We previously reported two cases on this issue: In re Volkswagen of America, Inc. and In re Genentech, Inc. both decided in 2009 on the same day. One case upheld venue in the Eastern District, the other rejected it.
In Volkswagen, a small Texas company operating from offices in Michigan, brought infringement lawsuits against every major automobile manufacturer – thirty defendants in all. None of the parties had a headquarters or other primary location in the Eastern District.
Given the fact, however, that the defendant manufacturers operated from different primary locations and were organized in ten different states, it was difficult for Volkswagen to argue that Michigan, its own principal location, was somehow more convenient for all of the defendants. Absent a single venue that was more convenient for all, the court deferred to the plaintiff’s choice of Texas.
In Genentech, by contrast, the Federal Circuit clearly turned away from deference to a plaintiff’s choice of venue. The court declared that transfer should be granted when the proposed alternative is clearly more convenient.
Among the factors that the court said may justify a transfer, the location of witnesses and important documents was decisive in Genentech. Transfer was ordered to California, where both defendants were established. Clearly, Genentechrequires a plaintiff to be armed with a substantive justification for its choice of venue.
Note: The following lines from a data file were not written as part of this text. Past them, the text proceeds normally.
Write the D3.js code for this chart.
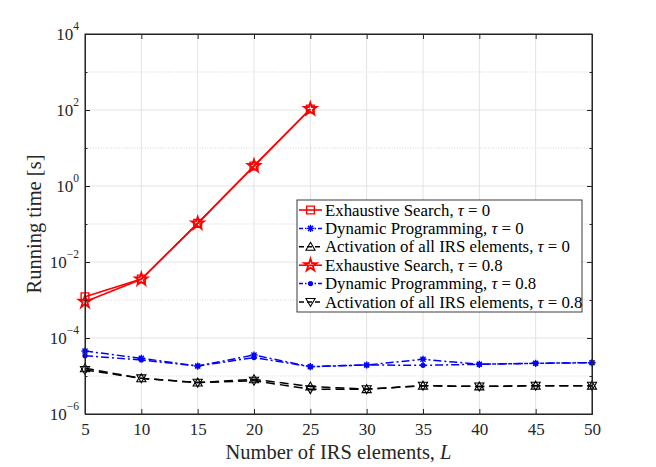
<!DOCTYPE html>
<html>
<head>
<meta charset="utf-8">
<script src="https://cdn.jsdelivr.net/npm/d3@7"></script>
<style>
body { margin: 0; background: #fff; }
svg, svg text { font-family: "Liberation Serif", "DejaVu Serif", serif; }
</style>
</head>
<body>
<svg id="chart"></svg>
<script>
// number of IRS elements L
const elements = [5, 10, 15, 20, 25, 30, 35, 40, 45, 50];
const elementsExhaustive = [5, 10, 15, 20, 25];

// running time [s]
const exhaustiveTau0 = [1.22e-3, 3.57e-3, 0.104, 3.36, 106];
const exhaustiveTau08 = [9.0e-4, 3.5e-3, 0.104, 3.36, 106];
const dynamicTau0 = [4.55e-5, 2.92e-5, 1.83e-5, 3.57e-5, 1.76e-5, 1.95e-5, 2.75e-5, 2.03e-5, 2.16e-5, 2.24e-5];
const dynamicTau08 = [3.42e-5, 2.64e-5, 1.83e-5, 3.05e-5, 1.76e-5, 1.95e-5, 1.91e-5, 2.03e-5, 2.16e-5, 2.24e-5];
const activationTau0 = [1.6e-5, 8.7e-6, 6.7e-6, 8.2e-6, 5.3e-6, 4.5e-6, 5.56e-6, 5.3e-6, 5.56e-6, 5.56e-6];
const activationTau08 = [1.44e-5, 8.7e-6, 6.7e-6, 7.5e-6, 4.5e-6, 4.5e-6, 5.56e-6, 5.3e-6, 5.56e-6, 5.56e-6];

const xTicks = [5, 10, 15, 20, 25, 30, 35, 40, 45, 50];
const yTickExponents = [-6, -4, -2, 0, 2, 4];

const legendLabels = [
    ["Exhaustive Search, ", " = 0"],
    ["Dynamic Programming, ", " = 0"],
    ["Activation of all IRS elements, ", " = 0"],
    ["Exhaustive Search, ", " = 0.8"],
    ["Dynamic Programming, ", " = 0.8"],
    ["Activation of all IRS elements, ", " = 0.8"]
];

const margin = { top: 34, right: 64, bottom: 53, left: 85 };
const width = 656 - margin.left - margin.right;
const height = 467 - margin.top - margin.bottom;

const svg = d3.select("#chart")
    .attr("width", 656)
    .attr("height", 467);

const g = svg.append("g")
    .attr("transform", `translate(${margin.left}, ${margin.top})`);

const xScale = d3.scaleLinear().domain([5, 50]).range([0, width]);
const yScale = d3.scaleLog().domain([1e-6, 1e4]).range([height, 0]);

const majorY = yTickExponents.map(e => Math.pow(10, e));
const minorY = yScale.ticks().filter(v => !majorY.some(m => Math.abs(m - v) / m < 1e-6));

// grid
g.append("g").selectAll("line")
    .data(minorY)
    .enter().append("line")
    .attr("x1", 0).attr("x2", width)
    .attr("y1", d => yScale(d)).attr("y2", d => yScale(d))
    .attr("stroke", "#c4c4c4")
    .attr("stroke-width", 0.7)
    .attr("stroke-dasharray", "1,1.6");

g.append("g").selectAll("line")
    .data(majorY)
    .enter().append("line")
    .attr("x1", 0).attr("x2", width)
    .attr("y1", d => yScale(d)).attr("y2", d => yScale(d))
    .attr("stroke", "#e3e3e3")
    .attr("stroke-width", 1);

g.append("g").selectAll("line")
    .data(xTicks)
    .enter().append("line")
    .attr("x1", d => xScale(d)).attr("x2", d => xScale(d))
    .attr("y1", 0).attr("y2", height)
    .attr("stroke", "#e3e3e3")
    .attr("stroke-width", 1);

// series
const series = [
    { x: elementsExhaustive, v: exhaustiveTau0, color: "#ff0000", dash: null, marker: "square", width: 1.6 },
    { x: elements, v: dynamicTau0, color: "#0000ff", dash: "8,3,2,3", marker: "asterisk", width: 1.5 },
    { x: elements, v: activationTau0, color: "#000000", dash: "9,5", marker: "up", width: 1.5 },
    { x: elementsExhaustive, v: exhaustiveTau08, color: "#ff0000", dash: null, marker: "star", width: 1.6 },
    { x: elements, v: dynamicTau08, color: "#0000ff", dash: "8,3,2,3", marker: "dot", width: 1.5 },
    { x: elements, v: activationTau08, color: "#000000", dash: "9,5", marker: "down", width: 1.5 }
];

const asteriskPath = (r) => {
    const d = r * Math.SQRT1_2;
    return `M${-r},0L${r},0M0,${-r}L0,${r}M${-d},${-d}L${d},${d}M${-d},${d}L${d},${-d}`;
};

function drawMarker(sel, s) {
    if (s.marker === "square") {
        sel.append("path").attr("d", d3.symbol(d3.symbolSquare, 60)())
            .attr("fill", "none").attr("stroke", s.color).attr("stroke-width", 1.4);
    } else if (s.marker === "star") {
        sel.append("path").attr("d", d3.symbol(d3.symbolStar, 48)())
            .attr("fill", "none").attr("stroke", s.color).attr("stroke-width", 1.8);
    } else if (s.marker === "asterisk") {
        sel.append("path").attr("d", asteriskPath(3.6))
            .attr("fill", "none").attr("stroke", s.color).attr("stroke-width", 1.4);
    } else if (s.marker === "dot") {
        sel.append("circle").attr("r", 2.6).attr("fill", s.color);
    } else if (s.marker === "up") {
        sel.append("path").attr("d", d3.symbol(d3.symbolTriangle, 36)())
            .attr("transform", "translate(0,0.8)")
            .attr("fill", "none").attr("stroke", s.color).attr("stroke-width", 1.1);
    } else if (s.marker === "down") {
        sel.append("path").attr("d", d3.symbol(d3.symbolTriangle, 36)())
            .attr("transform", "translate(0,-0.8) rotate(180)")
            .attr("fill", "none").attr("stroke", s.color).attr("stroke-width", 1.1);
    }
}

const line = d3.line().x(d => xScale(d[0])).y(d => yScale(d[1]));

series.forEach(s => {
    const pts = s.x.map((x, i) => [x, s.v[i]]);
    g.append("path")
        .datum(pts)
        .attr("d", line)
        .attr("fill", "none")
        .attr("stroke", s.color)
        .attr("stroke-width", s.width)
        .attr("stroke-dasharray", s.dash);
    g.append("g").selectAll("g")
        .data(pts)
        .enter().append("g")
        .attr("transform", d => `translate(${xScale(d[0])}, ${yScale(d[1])})`)
        .each(function () { drawMarker(d3.select(this), s); });
});

// axes
const axisColor = "#262626";
const serif = '"Liberation Serif", "DejaVu Serif", serif';

const xAxis = g.append("g")
    .attr("transform", `translate(0, ${height})`)
    .call(d3.axisBottom(xScale).tickValues(xTicks).tickSizeInner(-5).tickSizeOuter(0).tickPadding(9));
xAxis.attr("font-family", serif).attr("font-size", 17);
xAxis.selectAll("text").attr("fill", axisColor);

g.append("g")
    .call(d3.axisTop(xScale).tickValues(xTicks).tickSizeInner(-5).tickSizeOuter(0).tickFormat(""));

const yAxis = g.append("g")
    .call(d3.axisLeft(yScale).tickValues(majorY).tickSizeInner(-5).tickSizeOuter(0).tickPadding(6).tickFormat(""));
yAxis.attr("font-family", serif).attr("font-size", 17);

yAxis.selectAll(".tick text").each(function (d) {
    const t = d3.select(this).attr("fill", axisColor).attr("dy", "0.3em");
    t.append("tspan").text("10");
    t.append("tspan").attr("font-size", 11.5).attr("dy", "-0.85em").text(String(Math.round(Math.log10(d))).replace("-", "\u2212"));
});

g.append("g")
    .call(d3.axisLeft(yScale).tickValues(minorY).tickSizeInner(-2.5).tickSizeOuter(0).tickFormat(""));

g.append("g")
    .attr("transform", `translate(${width}, 0)`)
    .call(d3.axisRight(yScale).tickValues(majorY).tickSizeInner(-5).tickSizeOuter(0).tickFormat(""));

g.append("g")
    .attr("transform", `translate(${width}, 0)`)
    .call(d3.axisRight(yScale).tickValues(minorY).tickSizeInner(-2.5).tickSizeOuter(0).tickFormat(""));

g.selectAll(".domain").attr("stroke", axisColor);
g.selectAll(".tick line").attr("stroke", axisColor);

g.append("rect")
    .attr("width", width)
    .attr("height", height)
    .attr("fill", "none")
    .attr("stroke", axisColor)
    .attr("stroke-width", 1);

// axis titles
svg.append("text")
    .attr("x", margin.left + width / 2)
    .attr("y", 459)
    .attr("text-anchor", "middle")
    .attr("font-size", 20.5)
    .attr("fill", axisColor)
    .call(t => {
        t.append("tspan").text("Number of IRS elements, ");
        t.append("tspan").attr("font-style", "italic").text("L");
    });

svg.append("text")
    .attr("transform", "translate(41, 224) rotate(-90)")
    .attr("text-anchor", "middle")
    .attr("font-size", 20.5)
    .attr("fill", axisColor)
    .text("Running time [s]");

// legend
const legend = svg.append("g").attr("transform", "translate(297, 200)");
const rowH = 18.4;

legend.append("rect")
    .attr("width", 285)
    .attr("height", 112)
    .attr("fill", "#fff")
    .attr("stroke", axisColor)
    .attr("stroke-width", 0.9);

series.forEach((s, i) => {
    const row = legend.append("g").attr("transform", `translate(0, ${10 + i * rowH})`);
    row.append("line")
        .attr("x1", 2).attr("x2", 25)
        .attr("stroke", s.color)
        .attr("stroke-width", s.width)
        .attr("stroke-dasharray", s.dash === "9,5" ? "5,3" : (s.dash ? "4,2,1.5,2" : null));
    drawMarker(row.append("g").attr("transform", "translate(13.5, 0)"), s);
    row.append("text")
        .attr("x", 28)
        .attr("y", 0)
        .attr("dy", "0.33em")
        .attr("font-size", 16.8)
        .attr("fill", "#000")
        .call(t => {
            t.append("tspan").text(legendLabels[i][0]);
            t.append("tspan").attr("font-style", "italic").text("\u03c4");
            t.append("tspan").text(legendLabels[i][1]);
        });
});
</script>
</body>
</html>
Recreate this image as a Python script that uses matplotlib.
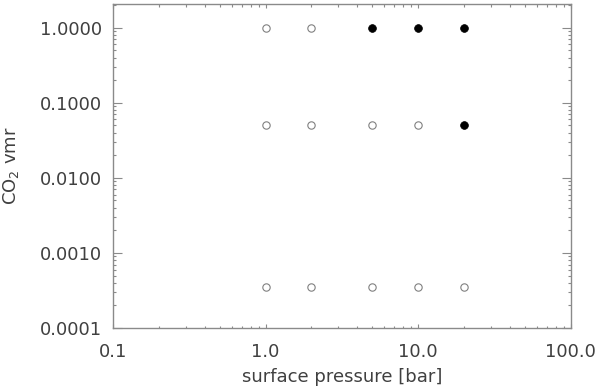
import matplotlib
matplotlib.use("Agg")
import matplotlib.pyplot as plt
from matplotlib.ticker import LogLocator, FormatStrFormatter, NullFormatter

# Data
pressure_open = [1, 2, 1, 2, 5, 10, 1, 2, 5, 10, 20]
vmr_open = [1.0, 1.0, 0.05, 0.05, 0.05, 0.05, 3.5e-4, 3.5e-4, 3.5e-4, 3.5e-4, 3.5e-4]
pressure_filled = [5, 10, 20, 20]
vmr_filled = [1.0, 1.0, 1.0, 0.05]

x_ticks = [0.1, 1.0, 10.0, 100.0]
y_ticks = [0.0001, 0.001, 0.01, 0.1, 1.0]

plt.rcParams['font.family'] = ['DejaVu Sans']
plt.rcParams['mathtext.default'] = 'regular'

text_col = '#404040'
axis_col = '#8a8a8a'

fig = plt.figure(figsize=(6, 3.9), dpi=100)
ax = fig.add_axes([113/600, 1-328/390, (570.5-113)/600, (328-3.7)/390])

ax.plot(pressure_open, vmr_open, linestyle='none', marker='o', markersize=5.3,
        markerfacecolor='none', markeredgecolor='#808080', markeredgewidth=0.8)
ax.plot(pressure_filled, vmr_filled, linestyle='none', marker='o', markersize=5.6,
        markerfacecolor='black', markeredgecolor='black', markeredgewidth=0.5)

ax.set_xscale('log')
ax.set_yscale('log')
ax.set_xlim(0.1, 100)
ax.set_ylim(1e-4, 2.09)

ax.set_xticks(x_ticks)
ax.set_yticks(y_ticks)
ax.xaxis.set_major_formatter(FormatStrFormatter('%.1f'))
ax.yaxis.set_major_formatter(FormatStrFormatter('%.4f'))
ax.xaxis.set_minor_locator(LogLocator(base=10, subs=range(2, 10)))
ax.yaxis.set_minor_locator(LogLocator(base=10, subs=range(2, 10)))
ax.xaxis.set_minor_formatter(NullFormatter())
ax.yaxis.set_minor_formatter(NullFormatter())

for s in ax.spines.values():
    s.set_color(axis_col)
    s.set_linewidth(1.0)

ax.tick_params(axis='both', which='both', direction='in', top=True, right=True,
               color=axis_col, labelcolor=text_col, labelsize=13)
ax.tick_params(axis='x', which='major', length=3.2, width=0.8, pad=11)
ax.tick_params(axis='x', which='minor', length=1.8, width=0.8)
ax.tick_params(axis='y', which='major', length=6.5, width=0.8, pad=8)
ax.tick_params(axis='y', which='minor', length=2.5, width=0.8)

ax.set_xlabel('surface pressure [bar]', fontsize=13, color=text_col)
ax.set_ylabel('CO$_2$ vmr', fontsize=13, color=text_col)
ax.xaxis.set_label_coords(0.5, -0.123)
ax.yaxis.set_label_coords(-0.200, 0.5)

fig.savefig('out.png', dpi=100)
Last month, with In re Zimmer Holdings Inc., the Federal Circuit took direct aim at attempts to game the system to establish venue in Texas. In a pointed order by Chief Judge Rader, the court rejected the plaintiff’s choice of venue in the Eastern District of Texas and transferred the litigation to the Northern District of Indiana.
In this case, a Michigan company, MedIdea, claimed Texas as its principal office, where it reportedly maintains its patent-related documents. According to MedIdea, judicial efficiency favored a Texas venue because it already had a related infringement lawsuit in the Eastern District. Defendant Zimmer, an Indiana company, questioned MedIdea’s presence in Texas and argued that key officers, witnesses, and evidence for both parties reside in Indiana or Michigan, thus making Indiana the more convenient venue for suit.
The Federal Circuit chided MedIdea for “attempting to game the system by artificially seeking to establish venue,” by moving litigation documents from Michigan to Texas and setting up an office there in space shared with another client of MedIdea’s law firm. “Thus, MedIdea’s presence in Texas appears to be recent, ephemeral, and an artifact of litigation.”
The court goes on to cite the Supreme Court’s decision in Hertz Corp. v Friend(2010) where the court urged federal trial courts to “ensure that the purposes of jurisdictional and venue laws are not frustrated by a party’s attempts at manipulation.”
Paired with the Genentech decision, Zimmer argues forcefully that superficial attempts to justify suit in a “patent friendly” jurisdiction will not suffice to establish venue there. Venue is not a technical exercise in checking off items proving a factual basis for venue. The core concepts for evaluating venue are due process and fairness.
Where plaintiffs choose a location with little real-world connection to the parties, the dispute, the witnesses, and the evidence, it may be rejected as an artificial and unfair attempt to establish venue. So goes Texas.